>> BEGIN THE INPUT
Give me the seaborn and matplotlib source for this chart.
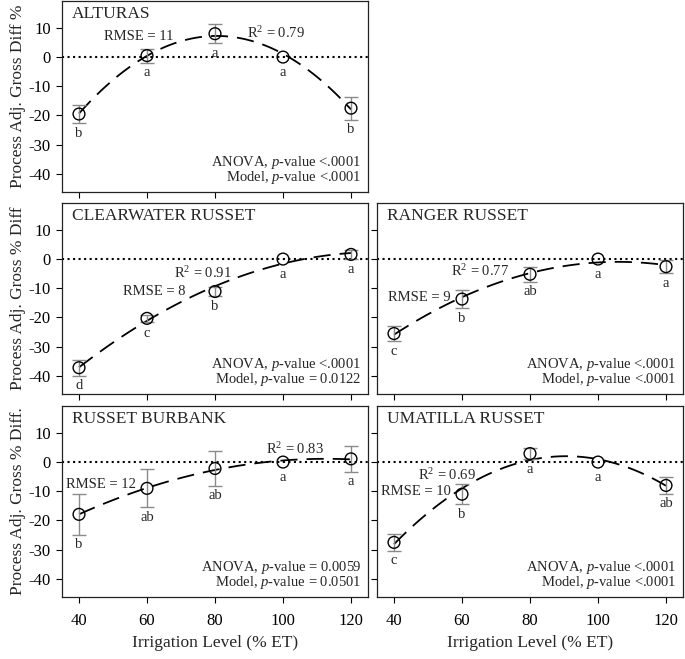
import numpy as np
import pandas as pd
import matplotlib
matplotlib.use('Agg')
import matplotlib.pyplot as plt
import seaborn as sns

# irrigation levels (% ET)
irrigation = [40, 60, 80, 100, 120]

# mean process adj. gross % diff, error bar half-length and mean-separation letters
alturas_mean = [-19.5, 0.5, 8.0, 0.0, -17.5]
alturas_err = [3.1, 2.4, 3.3, 0.0, 4.0]
alturas_letters = ['b', 'a', 'a', 'a', 'b']

clearwater_mean = [-37.2, -20.3, -11.1, 0.0, 1.6]
clearwater_err = [2.8, 1.3, 1.7, 0.0, 1.5]
clearwater_letters = ['d', 'c', 'b', 'a', 'a']

ranger_mean = [-25.5, -13.7, -5.2, 0.0, -2.6]
ranger_err = [2.6, 3.2, 2.5, 0.0, 2.3]
ranger_letters = ['c', 'b', 'ab', 'a', 'a']

burbank_mean = [-17.9, -9.0, -2.2, 0.0, 1.1]
burbank_err = [6.9, 6.5, 6.0, 0.0, 4.4]
burbank_letters = ['b', 'ab', 'ab', 'a', 'a']

umatilla_mean = [-27.5, -11.0, 2.9, 0.0, -8.0]
umatilla_err = [2.8, 3.5, 2.0, 0.0, 2.8]
umatilla_letters = ['c', 'b', 'a', 'a', 'ab']

cultivars = ['ALTURAS', 'CLEARWATER RUSSET', 'RANGER RUSSET', 'RUSSET BURBANK', 'UMATILLA RUSSET']
rmse_values = ['11', '8', '9', '12', '10']
r2_values = ['0.79', '0.91', '0.77', '0.83', '0.69']
anova_p = ['<.0001', '<.0001', '<.0001', '= 0.0059', '<.0001']
model_p = ['<.0001', '= 0.0122', '<.0001', '= 0.0501', '<.0001']

ylabels = ['Process Adj. Gross Diff %', 'Process Adj. Gross % Diff', 'Process Adj. Gross % Diff.']

sns.set_theme(style='ticks')
plt.rcParams['font.family'] = ['Liberation Serif', 'DejaVu Serif']
plt.rcParams['axes.unicode_minus'] = False
plt.rcParams['mathtext.fontset'] = 'custom'
plt.rcParams['mathtext.rm'] = 'Liberation Serif'
plt.rcParams['mathtext.it'] = 'Liberation Serif:italic'
plt.rcParams['mathtext.bf'] = 'Liberation Serif:bold'

fig = plt.figure(figsize=(6.85, 6.59), dpi=100)

W, H = 685, 659
def make_ax(x0, y_top):
    return fig.add_axes([x0 / W, (H - y_top - 191) / H, 306 / W, 191 / H])

ax_alt = make_ax(62, 1)
ax_cw = make_ax(62, 203)
ax_rr = make_ax(377, 203)
ax_rb = make_ax(62, 406)
ax_um = make_ax(377, 406)

panels = [
    (ax_alt, alturas_mean, alturas_err, alturas_letters, (57.5, 6.9), (98.0, 8.1), 0, True, False),
    (ax_cw, clearwater_mean, clearwater_err, clearwater_letters, (62.0, -11.1), (76.5, -4.7), 1, True, False),
    (ax_rr, ranger_mean, ranger_err, ranger_letters, (47.5, -13.0), (65.4, -4.2), None, False, False),
    (ax_rb, burbank_mean, burbank_err, burbank_letters, (46.4, -7.6), (103.4, 4.3), 2, True, True),
    (ax_um, umatilla_mean, umatilla_err, umatilla_letters, (46.5, -10.2), (55.5, -4.5), None, False, True),
]

for i, (ax, mean, err, letters, rmse_pos, r2_pos, ylab, left_labels, bottom_labels) in enumerate(panels):
    ax.axhline(0, color='black', ls=':', lw=1.5, zorder=1)
    sns.regplot(x=irrigation, y=mean, order=2, ci=None, scatter=False, ax=ax,
                line_kws=dict(color='black', lw=1.3, ls=(0, (9.5, 5))))
    has_err = [j for j, e in enumerate(err) if e > 0]
    ax.errorbar([irrigation[j] for j in has_err], [mean[j] for j in has_err],
                yerr=[err[j] for j in has_err], fmt='none', ecolor='#8a8a8a',
                elinewidth=1.0, capsize=5, capthick=1.0, zorder=3)
    sns.scatterplot(x=irrigation, y=mean, ax=ax, marker='o', s=72,
                    facecolor='none', edgecolor='black', linewidth=1.0, zorder=5)
    for x, m, e, lt in zip(irrigation, mean, err, letters):
        ax.text(x, m - max(e, 1.9) - 4.6, lt, ha='center', va='baseline', fontsize=10.5)

    ax.text(*rmse_pos, f'RMSE = {rmse_values[i]}', ha='center', va='center', fontsize=10.5)
    ax.text(*r2_pos, f'R$^2$ = {r2_values[i]}', ha='center', va='center', fontsize=10.5)
    ax.text(0.977, 0.138, f'ANOVA, $\\mathit{{p}}$-value {anova_p[i]}', transform=ax.transAxes,
            ha='right', va='baseline', fontsize=10.5)
    ax.text(0.977, 0.057, f'Model, $\\mathit{{p}}$-value {model_p[i]}', transform=ax.transAxes,
            ha='right', va='baseline', fontsize=10.5)
    ax.text(0.032, 0.909, cultivars[i], transform=ax.transAxes, ha='left', va='baseline',
            fontsize=12.5)

    ax.set_xlim(35, 125)
    ax.set_ylim(-46.2, 19.2)
    ax.set_xticks(irrigation)
    ax.set_yticks([-40, -30, -20, -10, 0, 10])
    ax.tick_params(axis='both', direction='out', length=4, width=0.8, color='black',
                   labelsize=12, labelcolor='black')
    ax.tick_params(axis='x', pad=7.5, labelbottom=bottom_labels)
    ax.tick_params(axis='y', pad=4, labelleft=left_labels)
    for sp in ax.spines.values():
        sp.set_visible(True)
        sp.set_color('#222222')
        sp.set_linewidth(0.9)
    ax.set_xlabel('')
    ax.set_ylabel('')
    if ylab is not None:
        ax.set_ylabel(ylabels[ylab], fontsize=12.5, labelpad=2)
    if bottom_labels:
        ax.set_xlabel('Irrigation Level (% ET)', fontsize=12.5, labelpad=4)

fig.savefig('out.png', dpi=100)
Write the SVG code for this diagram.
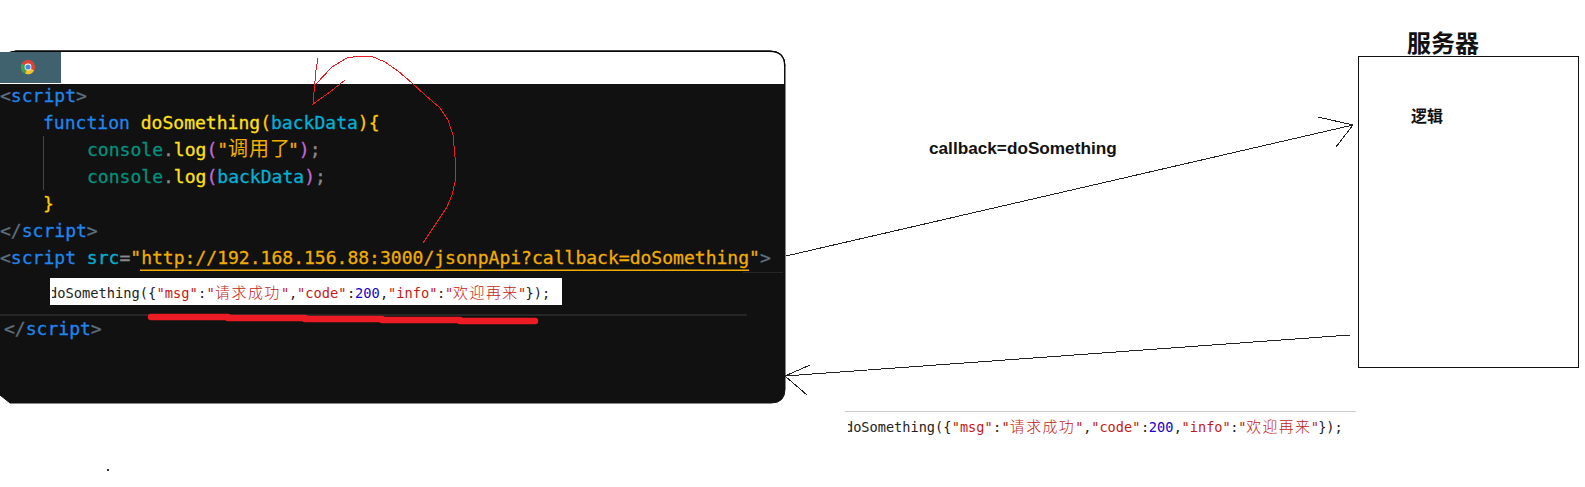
<svg xmlns="http://www.w3.org/2000/svg" width="1585" height="487" viewBox="0 0 1585 487">
<style>
.code{font-family:"DejaVu Sans Mono","Noto Sans CJK SC",monospace;font-size:18.05px;white-space:pre;stroke-width:.3px}
.tag{fill:#5d6f7d;stroke:#5d6f7d}.kw{fill:#1f86ee;stroke:#1f86ee}.fn{fill:#ffe01a;stroke:#ffe01a}.var{fill:#00b2d6;stroke:#00b2d6}.obj{fill:#00917f;stroke:#00917f}.pur{fill:#c36ad8;stroke:#c36ad8}.br{fill:#ffc800;stroke:#ffc800}.str{fill:#f0ad00;stroke:#f0ad00}.pun{fill:#8a8a8a;stroke:#8a8a8a}
.cjk{font-family:"Noto Sans CJK SC",sans-serif;font-weight:400;stroke:none}
.mini{font-family:"DejaVu Sans Mono","Noto Sans CJK SC",monospace;font-size:13.7px;white-space:pre;fill:#222}
.mini .r{fill:#c41a16}.mini .b{fill:#1c00cf}
.mini .c{font-family:"Noto Sans CJK SC",sans-serif;font-size:15px;font-weight:300;letter-spacing:1.45px}
.line{fill:none;stroke:#222;stroke-width:1;shape-rendering:crispEdges}
.pen{fill:none;stroke:#ed1c24;stroke-width:1;shape-rendering:crispEdges}
.label{font-family:"Noto Sans CJK SC","Liberation Sans",sans-serif;font-weight:700;fill:#111}
</style>
<defs>
<clipPath id="miniclip"><rect x="52" y="278" width="510" height="27"/></clipPath>
<g id="mini">
<text class="mini" y="298"><tspan x="49">doSomething({</tspan><tspan x="156.5" class="r">"msg"</tspan><tspan x="198">:</tspan><tspan x="206.5" class="r">"</tspan><tspan x="215" class="r c">请求成功</tspan><tspan x="281" class="r">"</tspan><tspan x="289">,</tspan><tspan x="297" class="r">"code"</tspan><tspan x="347">:</tspan><tspan x="355" class="b">200</tspan><tspan x="380">,</tspan><tspan x="388" class="r">"info"</tspan><tspan x="437">:</tspan><tspan x="445" class="r">"</tspan><tspan x="453" class="r c">欢迎再来</tspan><tspan x="518" class="r">"</tspan><tspan x="525.5">});</tspan></text>
</g>
</defs>
<rect width="1585" height="487" fill="#fff"/>

<g id="browser">
<path d="M0 57Q6 52 16 51H770Q785 51 785 66V389Q785 403 771 403H10L0 395Z" fill="#111" stroke="#111"/>
<path d="M0 57Q6 52 16 52H770Q784 52 784 66V84H0Z" fill="#fff"/>
<path d="M0 57Q6 52 16 51H770Q785 51 785 66" fill="none" stroke="#000"/>
<rect x="0" y="52" width="61" height="31" fill="#3f626e"/>
<g id="chrome-icon">
<circle cx="28" cy="67" r="7.2" fill="#d8453a"/>
<path d="M28 67L34.2 70.6A7.2 7.2 0 0 1 25 73.6Z" fill="#f2c230"/>
<path d="M28 67L25 73.6A7.2 7.2 0 0 1 21.8 63.4Z" fill="#3fa34d"/>
<circle cx="28" cy="67" r="3.4" fill="#fff"/><circle cx="28" cy="67" r="2.6" fill="#4a86e0"/>
</g>
<rect x="43" y="136" width="1" height="54" fill="#444"/>
<rect x="743" y="272" width="40" height="1" fill="#262626"/>
<rect x="0" y="314" width="747" height="2" fill="#262626"/>

<text class="code" y="102"><tspan x="0" class="tag">&lt;</tspan><tspan class="kw">script</tspan><tspan class="tag">&gt;</tspan></text>
<text class="code" y="129"><tspan x="43" class="kw">function</tspan> <tspan class="fn">doSomething</tspan><tspan class="br">(</tspan><tspan class="var">backData</tspan><tspan class="br">){</tspan></text>
<text class="code" y="156"><tspan x="87" class="obj">console</tspan><tspan class="pun">.</tspan><tspan class="fn">log</tspan><tspan class="pur">(</tspan><tspan class="str">"</tspan><tspan x="228" class="str cjk" font-size="20" letter-spacing="1">调用了</tspan><tspan x="288" class="str">"</tspan><tspan class="pur">)</tspan><tspan class="pun">;</tspan></text>
<text class="code" y="183"><tspan x="87" class="obj">console</tspan><tspan class="pun">.</tspan><tspan class="fn">log</tspan><tspan class="pur">(</tspan><tspan class="var">backData</tspan><tspan class="pur">)</tspan><tspan class="pun">;</tspan></text>
<text class="code" y="210" x="43"><tspan class="br">}</tspan></text>
<text class="code" y="237"><tspan x="0" class="tag">&lt;/</tspan><tspan class="kw">script</tspan><tspan class="tag">&gt;</tspan></text>
<text class="code" y="264"><tspan x="0" class="tag">&lt;</tspan><tspan class="kw">script</tspan> <tspan class="var">src</tspan><tspan class="pun">=</tspan><tspan class="str">"http://192.168.156.88:3000/jsonpApi?callback=doSomething"</tspan><tspan class="tag">&gt;</tspan></text>
<rect x="140" y="269.5" width="609" height="1.5" fill="#f0ad00"/>

<rect x="50" y="278" width="512" height="27" fill="#fff"/>
<g clip-path="url(#miniclip)"><use href="#mini"/></g>

<text class="code" y="335"><tspan x="4" class="tag">&lt;/</tspan><tspan class="kw">script</tspan><tspan class="tag">&gt;</tspan></text>

<path d="M151 317H228V318H305V319H382V320H460V321H535" fill="none" stroke="#ed1c24" stroke-width="6.5" stroke-linecap="round" stroke-linejoin="round"/>
<path class="pen" d="M318 58L316 70L313 104L330 92L345 80"/>
<path class="pen" d="M316 84L332 67L347 58L360 56H371L385 62L398 71L412 83L425 95L440 108L448 120L453 135L455 157L456 178L452 195L447 207L435 225L423 243"/>
</g>

<g id="server">
<rect x="1358.500" y="56.500" width="220" height="311" fill="#fff" stroke="#111" stroke-width="1"/>
<text class="label" x="1443" y="52" font-size="24" text-anchor="middle">服务器</text>
<text class="label" x="1427" y="122" font-size="16" text-anchor="middle">逻辑</text>
</g>

<g id="connectors">
<path class="line" d="M786 256L1353 125M1318 117L1353 125L1336 147"/>
<path class="line" d="M1350 335L785 376M810 365L785 376L807 395"/>
</g>

<g id="labels">
<text x="929" y="154" font-family="Liberation Sans" font-weight="700" font-size="17.2" fill="#111">callback=doSomething</text>
</g>

<g id="response">
<rect x="845" y="411" width="511" height="1" fill="#ccc"/>
<g transform="translate(845 432) scale(.993) translate(-49 -298)"><g clip-path="url(#miniclip)"><use href="#mini"/></g></g>
</g>
<rect x="107" y="469" width="2" height="2" fill="#333"/>
</svg>
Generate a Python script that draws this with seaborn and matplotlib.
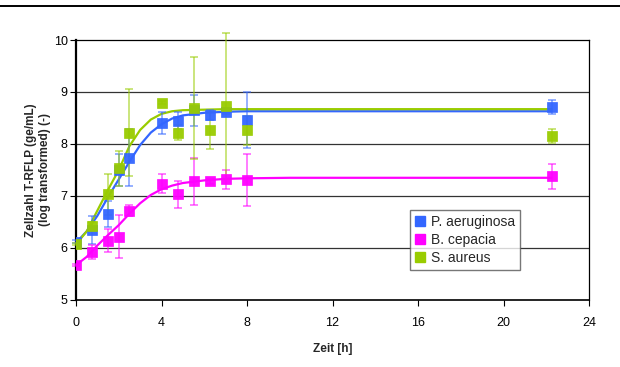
import numpy as np
import pandas as pd
import matplotlib
matplotlib.use("Agg")
import matplotlib.pyplot as plt
from matplotlib.lines import Line2D
import seaborn as sns

# measured time points [h]
zeit = [0, 0.75, 1.5, 2, 2.5, 4, 4.75, 5.5, 6.25, 7, 8, 22.25]

# means (log transformed) and errors
p_aer = [6.12, 6.35, 6.65, 7.50, 7.74, 8.40, 8.45, 8.65, 8.56, 8.62, 8.46, 8.71]
p_aer_err = [0.03, 0.27, 0.25, 0.30, 0.54, 0.21, 0.17, 0.30, 0.10, 0.05, 0.54, 0.13]
b_cep = [5.67, 5.92, 6.14, 6.22, 6.72, 7.24, 7.03, 7.28, 7.28, 7.32, 7.30, 7.38]
b_cep_err = [0.02, 0.14, 0.22, 0.41, 0.10, 0.19, 0.26, 0.46, 0.05, 0.18, 0.50, 0.24]
s_aur = [6.07, 6.42, 7.03, 7.53, 8.22, 8.79, 8.22, 8.70, 8.26, 8.73, 8.26, 8.15]
s_aur_err = [0.02, 0.08, 0.40, 0.34, 0.83, 0.03, 0.14, 0.98, 0.36, 1.40, 0.27, 0.13]

# fitted growth curves
fit_t = [0, 0.5, 1, 1.5, 2, 2.5, 3, 3.5, 4, 4.5, 5, 6, 7, 8, 10, 22.25]
fit_p_aer = [6.10, 6.32, 6.62, 6.98, 7.32, 7.66, 7.98, 8.22, 8.38, 8.49, 8.55, 8.60, 8.62, 8.63, 8.63, 8.63]
fit_s_aur = [6.07, 6.32, 6.72, 7.12, 7.50, 7.96, 8.27, 8.47, 8.58, 8.63, 8.65, 8.66, 8.67, 8.67, 8.67, 8.67]
fit_b_cep = [5.67, 5.83, 6.05, 6.25, 6.44, 6.66, 6.86, 7.02, 7.13, 7.20, 7.25, 7.30, 7.33, 7.34, 7.35, 7.35]

names = ["P. aeruginosa", "B. cepacia", "S. aureus"]
colors = ["#3366FF", "#FF00FF", "#99CC00"]

sns.set_style("white")
plt.rcParams['font.family'] = ['Liberation Sans', 'DejaVu Sans']

fig = plt.figure(figsize=(6.2, 3.67), dpi=100)
ax = fig.add_axes([0.1226, 0.1826, 0.8274, 0.7084])

series = [
    (p_aer, p_aer_err, fit_p_aer),
    (b_cep, b_cep_err, fit_b_cep),
    (s_aur, s_aur_err, fit_s_aur),
]

for (vals, errs, fit), name, col in zip(series, names, colors):
    fit_df = pd.DataFrame({"t": fit_t, "y": fit})
    sns.lineplot(data=fit_df, x="t", y="y", color=col, linewidth=1.6, ax=ax, zorder=3)
    eb = ax.errorbar(zeit, vals, yerr=errs, fmt="none", ecolor=col, elinewidth=1.1,
                     capsize=3, capthick=1.1, alpha=0.65, zorder=4)
    for art in eb.get_children():
        art.set_clip_on(False)
    ax.plot(zeit, vals, linestyle="none", marker="s", markersize=7.8,
            markerfacecolor=col, markeredgecolor=col, markeredgewidth=0.5,
            alpha=0.95, zorder=5)

ax.set_xlim(0, 24)
ax.set_ylim(5, 10)
ax.set_xticks(range(0, 25, 4))
ax.set_yticks(range(5, 11))
for yv in [6, 7, 8, 9]:
    ax.axhline(yv, color="#333333", linewidth=0.9, zorder=1)

for side in ["left", "bottom", "right", "top"]:
    ax.spines[side].set_color("black")
    ax.spines[side].set_linewidth(0.9)
ax.spines["left"].set_linewidth(1.6)
ax.spines["bottom"].set_linewidth(1.2)

ax.tick_params(axis="both", direction="out", length=4, width=0.8, labelsize=9,
               colors="black", left=True, bottom=True)
ax.tick_params(axis="x", pad=8)
ax.tick_params(axis="y", pad=2)
ax.set_xlabel("Zeit [h]", fontsize=8.5, fontweight="bold", labelpad=10)
ax.set_ylabel("Zellzahl T-RFLP (ge/mL)\n(log transformed) (-)", fontsize=8.5,
              fontweight="bold", labelpad=2)

handles = [Line2D([], [], linestyle="none", marker="s", markersize=7,
                  markerfacecolor=c, markeredgecolor=c) for c in colors]
leg = ax.legend(handles, names, loc="lower left", bbox_to_anchor=(0.651, 0.115),
                fontsize=10, frameon=True, fancybox=False, handlelength=0.8,
                handletextpad=0.4, borderpad=0.35, labelspacing=0.3,
                borderaxespad=0)
leg.get_frame().set_edgecolor("#555555")
leg.get_frame().set_linewidth(1.0)

# thin rule across the top of the figure
fig.add_artist(Line2D([0, 1], [1 - 5.5 / 367, 1 - 5.5 / 367], color="black",
                      linewidth=1.4, transform=fig.transFigure))

fig.savefig("out.png", dpi=100)
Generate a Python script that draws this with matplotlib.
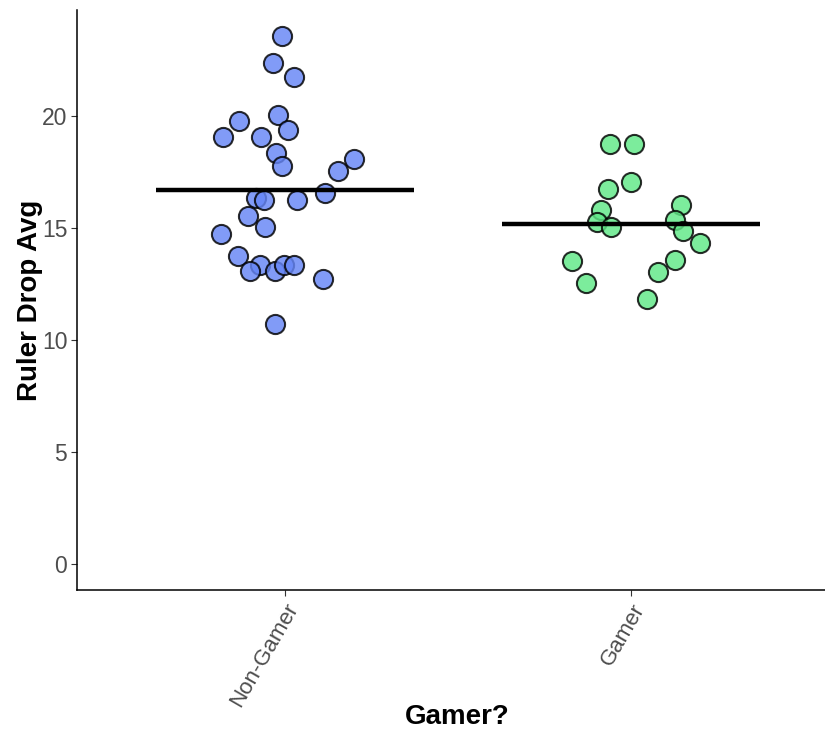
import matplotlib
matplotlib.use("Agg")
import matplotlib.pyplot as plt
import numpy as np

plt.rcParams['font.family'] = ['Liberation Sans', 'DejaVu Sans']

# Groups on the x axis
categories = ["Non-Gamer", "Gamer"]

# Ruler drop averages per participant
non_gamer_values = [23.54, 22.35, 21.73, 20.04, 19.75, 19.03, 19.03, 19.38, 18.33,
                    17.74, 18.07, 17.51, 16.32, 16.22, 16.22, 16.55, 15.54, 15.03,
                    14.73, 13.72, 13.33, 13.05, 13.05, 13.33, 13.33, 12.72, 10.71]
gamer_values = [18.74, 18.74, 17.04, 16.74, 16.03, 15.77, 15.24, 15.03, 15.36,
                14.84, 14.33, 13.53, 13.54, 13.02, 12.53, 11.83]

# Horizontal jitter applied to each point (in category units)
non_gamer_jitter = [-0.007, -0.034, 0.027, -0.020, -0.131, -0.177, -0.070, 0.009,
                    -0.026, -0.008, 0.199, 0.154, -0.083, -0.060, 0.035, 0.115,
                    -0.106, -0.056, -0.183, -0.135, -0.071, -0.101, -0.028,
                    -0.002, 0.027, 0.109, -0.027]
gamer_jitter = [-0.062, 0.008, 0.000, -0.066, 0.143, -0.086, -0.098, -0.058,
                0.126, 0.150, 0.198, -0.170, 0.128, 0.078, -0.129, 0.045]

y_ticks = [0, 5, 10, 15, 20]

fill_colors = ["#6585F6", "#5FE886"]

fig = plt.figure(figsize=(8.25, 7.3), dpi=100)
ax = fig.add_axes([77 / 825, 1 - 590 / 730, 1 - 77 / 825, 580 / 730])

groups = [non_gamer_values, gamer_values]
jitters = [non_gamer_jitter, gamer_jitter]
for i, (vals, jit, col) in enumerate(zip(groups, jitters, fill_colors)):
    xpos = np.full(len(vals), i + 1.0) + np.array(jit)
    ax.scatter(xpos, vals, s=190, facecolor=col, edgecolor="black",
               linewidths=1.5, alpha=0.82, zorder=3)
    m = np.mean(vals)
    ax.hlines(m, i + 1 - 0.373, i + 1 + 0.373, color="black", linewidth=3.2,
              zorder=4)

ax.set_xlim(0.4, 2.56)
ax.set_ylim(-1.18, 24.72)
ax.set_xticks([1, 2])
ax.set_xticklabels(categories, rotation=60, ha="right", va="top",
                   rotation_mode="anchor", fontsize=16, color="#4D4D4D")
ax.set_yticks(y_ticks)
ax.set_yticklabels([str(t) for t in y_ticks], fontsize=16.5, color="#4D4D4D")
ax.tick_params(axis="both", length=4, width=0.8, color="#333333", pad=3)

for side in ["top", "right"]:
    ax.spines[side].set_visible(False)
for side in ["left", "bottom"]:
    ax.spines[side].set_linewidth(1.1)
    ax.spines[side].set_color("black")

fig.text(457 / 825, 1 - 717 / 730, "Gamer?", ha="center", va="center",
         fontsize=20, fontweight="bold")
fig.text(30 / 825, 1 - 300 / 730, "Ruler Drop Avg", ha="center", va="center",
         rotation=90, fontsize=20, fontweight="bold")

fig.savefig("out.png", dpi=100)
>> END THE INPUT
Transcribe only the lines from the line holding "Generate a Python script that draws this with seaborn" through the line holding "7, 8, 22.25]", inclusive, without any of the pictures.

Generate a Python script that draws this with seaborn and matplotlib.
import numpy as np
import pandas as pd
import matplotlib
matplotlib.use("Agg")
import matplotlib.pyplot as plt
from matplotlib.lines import Line2D
import seaborn as sns

# measured time points [h]
zeit = [0, 0.75, 1.5, 2, 2.5, 4, 4.75, 5.5, 6.25, 7, 8, 22.25]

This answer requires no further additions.